**GIVEN DATA**
-*-
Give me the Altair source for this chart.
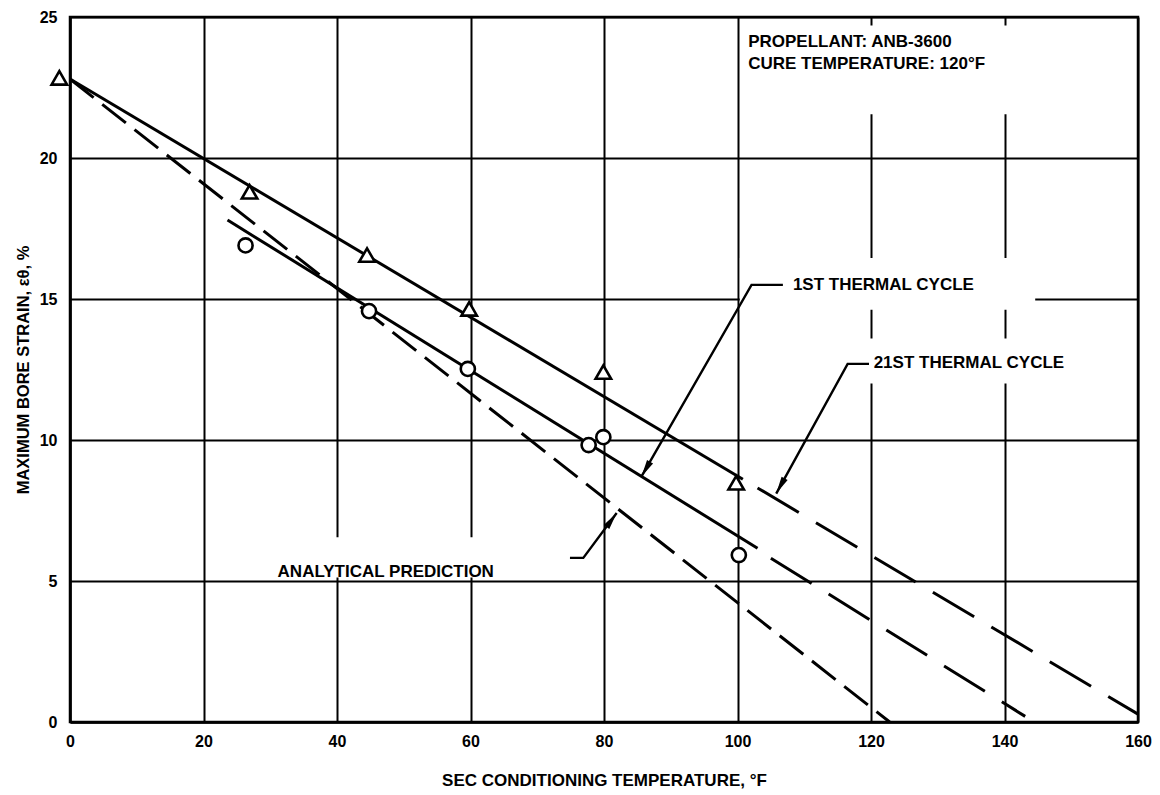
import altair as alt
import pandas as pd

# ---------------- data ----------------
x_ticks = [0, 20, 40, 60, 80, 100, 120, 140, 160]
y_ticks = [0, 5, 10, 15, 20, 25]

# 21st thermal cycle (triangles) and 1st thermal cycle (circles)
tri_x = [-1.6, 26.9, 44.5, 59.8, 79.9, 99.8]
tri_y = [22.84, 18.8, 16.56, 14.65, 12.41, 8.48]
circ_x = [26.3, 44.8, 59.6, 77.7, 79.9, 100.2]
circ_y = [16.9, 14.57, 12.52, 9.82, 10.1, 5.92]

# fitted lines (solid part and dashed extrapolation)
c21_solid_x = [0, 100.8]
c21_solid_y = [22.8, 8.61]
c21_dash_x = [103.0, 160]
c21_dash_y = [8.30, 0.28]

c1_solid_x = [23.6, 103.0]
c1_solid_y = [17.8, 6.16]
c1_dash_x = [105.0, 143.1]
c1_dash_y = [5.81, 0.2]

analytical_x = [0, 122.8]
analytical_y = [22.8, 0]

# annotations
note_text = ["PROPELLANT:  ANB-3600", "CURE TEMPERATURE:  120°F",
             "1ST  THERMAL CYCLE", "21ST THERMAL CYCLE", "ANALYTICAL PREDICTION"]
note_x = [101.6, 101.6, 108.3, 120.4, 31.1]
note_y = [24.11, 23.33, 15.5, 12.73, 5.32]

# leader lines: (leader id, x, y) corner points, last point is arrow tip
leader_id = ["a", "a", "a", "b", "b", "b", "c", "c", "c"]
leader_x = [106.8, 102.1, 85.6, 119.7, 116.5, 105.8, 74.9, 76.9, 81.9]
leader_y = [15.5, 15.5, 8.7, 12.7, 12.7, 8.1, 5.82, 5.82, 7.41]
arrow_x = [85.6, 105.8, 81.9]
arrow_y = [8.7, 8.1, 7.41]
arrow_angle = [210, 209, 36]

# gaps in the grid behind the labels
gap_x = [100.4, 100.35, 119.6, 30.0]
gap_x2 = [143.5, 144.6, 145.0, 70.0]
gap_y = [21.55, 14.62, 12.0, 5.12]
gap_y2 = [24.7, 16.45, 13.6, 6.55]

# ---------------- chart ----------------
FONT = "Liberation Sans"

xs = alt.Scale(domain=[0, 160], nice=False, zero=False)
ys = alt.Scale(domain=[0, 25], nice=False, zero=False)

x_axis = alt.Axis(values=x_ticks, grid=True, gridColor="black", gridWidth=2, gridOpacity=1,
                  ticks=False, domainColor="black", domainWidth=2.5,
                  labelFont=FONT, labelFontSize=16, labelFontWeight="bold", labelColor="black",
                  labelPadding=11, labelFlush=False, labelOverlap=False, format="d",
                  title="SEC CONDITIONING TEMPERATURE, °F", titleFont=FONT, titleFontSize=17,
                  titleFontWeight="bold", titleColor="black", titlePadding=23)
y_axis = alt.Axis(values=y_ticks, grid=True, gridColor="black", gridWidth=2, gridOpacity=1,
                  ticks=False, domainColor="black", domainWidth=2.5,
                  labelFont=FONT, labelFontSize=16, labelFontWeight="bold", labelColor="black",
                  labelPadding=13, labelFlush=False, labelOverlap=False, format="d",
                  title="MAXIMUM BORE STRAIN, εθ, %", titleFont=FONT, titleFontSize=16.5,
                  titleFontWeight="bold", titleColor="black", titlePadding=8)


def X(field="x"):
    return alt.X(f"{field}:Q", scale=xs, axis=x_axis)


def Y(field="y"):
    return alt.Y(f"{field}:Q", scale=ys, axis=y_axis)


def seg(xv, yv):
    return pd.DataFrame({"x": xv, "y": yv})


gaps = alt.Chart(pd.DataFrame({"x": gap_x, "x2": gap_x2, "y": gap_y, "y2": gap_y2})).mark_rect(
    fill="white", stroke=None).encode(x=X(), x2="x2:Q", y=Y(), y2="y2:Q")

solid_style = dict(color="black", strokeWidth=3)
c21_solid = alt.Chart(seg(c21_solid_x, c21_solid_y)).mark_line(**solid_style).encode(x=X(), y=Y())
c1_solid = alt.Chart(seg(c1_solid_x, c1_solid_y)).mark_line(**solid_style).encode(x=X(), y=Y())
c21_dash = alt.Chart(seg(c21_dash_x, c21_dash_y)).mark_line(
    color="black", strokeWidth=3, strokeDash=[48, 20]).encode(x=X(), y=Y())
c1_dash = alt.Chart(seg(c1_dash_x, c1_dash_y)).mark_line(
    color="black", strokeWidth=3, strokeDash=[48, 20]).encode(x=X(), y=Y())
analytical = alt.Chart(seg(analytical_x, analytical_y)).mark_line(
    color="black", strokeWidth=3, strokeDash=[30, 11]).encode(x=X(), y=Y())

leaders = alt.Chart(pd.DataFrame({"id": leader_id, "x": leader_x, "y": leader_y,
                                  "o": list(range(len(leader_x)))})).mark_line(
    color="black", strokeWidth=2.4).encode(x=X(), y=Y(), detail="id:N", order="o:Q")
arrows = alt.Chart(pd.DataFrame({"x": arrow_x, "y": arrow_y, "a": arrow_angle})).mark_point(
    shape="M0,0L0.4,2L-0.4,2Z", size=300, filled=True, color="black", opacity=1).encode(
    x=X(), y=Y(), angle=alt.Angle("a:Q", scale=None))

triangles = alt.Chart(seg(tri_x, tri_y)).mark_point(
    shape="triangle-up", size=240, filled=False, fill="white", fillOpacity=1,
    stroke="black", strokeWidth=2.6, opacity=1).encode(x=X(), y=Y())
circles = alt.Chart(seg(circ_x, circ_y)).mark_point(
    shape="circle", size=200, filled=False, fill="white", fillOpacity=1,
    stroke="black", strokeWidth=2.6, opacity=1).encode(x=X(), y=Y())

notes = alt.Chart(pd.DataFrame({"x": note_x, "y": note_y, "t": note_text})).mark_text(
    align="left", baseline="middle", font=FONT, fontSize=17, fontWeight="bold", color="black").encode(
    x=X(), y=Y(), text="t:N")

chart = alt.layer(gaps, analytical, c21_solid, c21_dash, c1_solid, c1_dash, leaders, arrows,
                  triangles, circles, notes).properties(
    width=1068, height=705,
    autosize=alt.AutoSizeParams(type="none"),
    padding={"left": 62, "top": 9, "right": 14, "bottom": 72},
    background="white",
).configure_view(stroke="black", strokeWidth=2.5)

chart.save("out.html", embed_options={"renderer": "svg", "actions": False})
-*-
**DIRECTIONS**
Copy every line above word for word and exclude the pictures.

**WRITTEN REPLY**
Give me the Altair source for this chart.
import altair as alt
import pandas as pd

# ---------------- data ----------------
x_ticks = [0, 20, 40, 60, 80, 100, 120, 140, 160]
y_ticks = [0, 5, 10, 15, 20, 25]

# 21st thermal cycle (triangles) and 1st thermal cycle (circles)
tri_x = [-1.6, 26.9, 44.5, 59.8, 79.9, 99.8]
tri_y = [22.84, 18.8, 16.56, 14.65, 12.41, 8.48]
circ_x = [26.3, 44.8, 59.6, 77.7, 79.9, 100.2]
circ_y = [16.9, 14.57, 12.52, 9.82, 10.1, 5.92]

# fitted lines (solid part and dashed extrapolation)
c21_solid_x = [0, 100.8]
c21_solid_y = [22.8, 8.61]
c21_dash_x = [103.0, 160]
c21_dash_y = [8.30, 0.28]

c1_solid_x = [23.6, 103.0]
c1_solid_y = [17.8, 6.16]
c1_dash_x = [105.0, 143.1]
c1_dash_y = [5.81, 0.2]

analytical_x = [0, 122.8]
analytical_y = [22.8, 0]

# annotations
note_text = ["PROPELLANT:  ANB-3600", "CURE TEMPERATURE:  120°F",
             "1ST  THERMAL CYCLE", "21ST THERMAL CYCLE", "ANALYTICAL PREDICTION"]
note_x = [101.6, 101.6, 108.3, 120.4, 31.1]
note_y = [24.11, 23.33, 15.5, 12.73, 5.32]

# leader lines: (leader id, x, y) corner points, last point is arrow tip
leader_id = ["a", "a", "a", "b", "b", "b", "c", "c", "c"]
leader_x = [106.8, 102.1, 85.6, 119.7, 116.5, 105.8, 74.9, 76.9, 81.9]
leader_y = [15.5, 15.5, 8.7, 12.7, 12.7, 8.1, 5.82, 5.82, 7.41]
arrow_x = [85.6, 105.8, 81.9]
arrow_y = [8.7, 8.1, 7.41]
arrow_angle = [210, 209, 36]

# gaps in the grid behind the labels
gap_x = [100.4, 100.35, 119.6, 30.0]
gap_x2 = [143.5, 144.6, 145.0, 70.0]
gap_y = [21.55, 14.62, 12.0, 5.12]
gap_y2 = [24.7, 16.45, 13.6, 6.55]

# ---------------- chart ----------------
FONT = "Liberation Sans"

xs = alt.Scale(domain=[0, 160], nice=False, zero=False)
ys = alt.Scale(domain=[0, 25], nice=False, zero=False)

x_axis = alt.Axis(values=x_ticks, grid=True, gridColor="black", gridWidth=2, gridOpacity=1,
                  ticks=False, domainColor="black", domainWidth=2.5,
                  labelFont=FONT, labelFontSize=16, labelFontWeight="bold", labelColor="black",
                  labelPadding=11, labelFlush=False, labelOverlap=False, format="d",
                  title="SEC CONDITIONING TEMPERATURE, °F", titleFont=FONT, titleFontSize=17,
                  titleFontWeight="bold", titleColor="black", titlePadding=23)
y_axis = alt.Axis(values=y_ticks, grid=True, gridColor="black", gridWidth=2, gridOpacity=1,
                  ticks=False, domainColor="black", domainWidth=2.5,
                  labelFont=FONT, labelFontSize=16, labelFontWeight="bold", labelColor="black",
                  labelPadding=13, labelFlush=False, labelOverlap=False, format="d",
                  title="MAXIMUM BORE STRAIN, εθ, %", titleFont=FONT, titleFontSize=16.5,
                  titleFontWeight="bold", titleColor="black", titlePadding=8)


def X(field="x"):
    return alt.X(f"{field}:Q", scale=xs, axis=x_axis)


def Y(field="y"):
    return alt.Y(f"{field}:Q", scale=ys, axis=y_axis)


def seg(xv, yv):
    return pd.DataFrame({"x": xv, "y": yv})


gaps = alt.Chart(pd.DataFrame({"x": gap_x, "x2": gap_x2, "y": gap_y, "y2": gap_y2})).mark_rect(
    fill="white", stroke=None).encode(x=X(), x2="x2:Q", y=Y(), y2="y2:Q")

solid_style = dict(color="black", strokeWidth=3)
c21_solid = alt.Chart(seg(c21_solid_x, c21_solid_y)).mark_line(**solid_style).encode(x=X(), y=Y())
c1_solid = alt.Chart(seg(c1_solid_x, c1_solid_y)).mark_line(**solid_style).encode(x=X(), y=Y())
c21_dash = alt.Chart(seg(c21_dash_x, c21_dash_y)).mark_line(
    color="black", strokeWidth=3, strokeDash=[48, 20]).encode(x=X(), y=Y())
c1_dash = alt.Chart(seg(c1_dash_x, c1_dash_y)).mark_line(
    color="black", strokeWidth=3, strokeDash=[48, 20]).encode(x=X(), y=Y())
analytical = alt.Chart(seg(analytical_x, analytical_y)).mark_line(
    color="black", strokeWidth=3, strokeDash=[30, 11]).encode(x=X(), y=Y())

leaders = alt.Chart(pd.DataFrame({"id": leader_id, "x": leader_x, "y": leader_y,
                                  "o": list(range(len(leader_x)))})).mark_line(
    color="black", strokeWidth=2.4).encode(x=X(), y=Y(), detail="id:N", order="o:Q")
arrows = alt.Chart(pd.DataFrame({"x": arrow_x, "y": arrow_y, "a": arrow_angle})).mark_point(
    shape="M0,0L0.4,2L-0.4,2Z", size=300, filled=True, color="black", opacity=1).encode(
    x=X(), y=Y(), angle=alt.Angle("a:Q", scale=None))

triangles = alt.Chart(seg(tri_x, tri_y)).mark_point(
    shape="triangle-up", size=240, filled=False, fill="white", fillOpacity=1,
    stroke="black", strokeWidth=2.6, opacity=1).encode(x=X(), y=Y())
circles = alt.Chart(seg(circ_x, circ_y)).mark_point(
    shape="circle", size=200, filled=False, fill="white", fillOpacity=1,
    stroke="black", strokeWidth=2.6, opacity=1).encode(x=X(), y=Y())

notes = alt.Chart(pd.DataFrame({"x": note_x, "y": note_y, "t": note_text})).mark_text(
    align="left", baseline="middle", font=FONT, fontSize=17, fontWeight="bold", color="black").encode(
    x=X(), y=Y(), text="t:N")

chart = alt.layer(gaps, analytical, c21_solid, c21_dash, c1_solid, c1_dash, leaders, arrows,
                  triangles, circles, notes).properties(
    width=1068, height=705,
    autosize=alt.AutoSizeParams(type="none"),
    padding={"left": 62, "top": 9, "right": 14, "bottom": 72},
    background="white",
).configure_view(stroke="black", strokeWidth=2.5)

chart.save("out.html", embed_options={"renderer": "svg", "actions": False})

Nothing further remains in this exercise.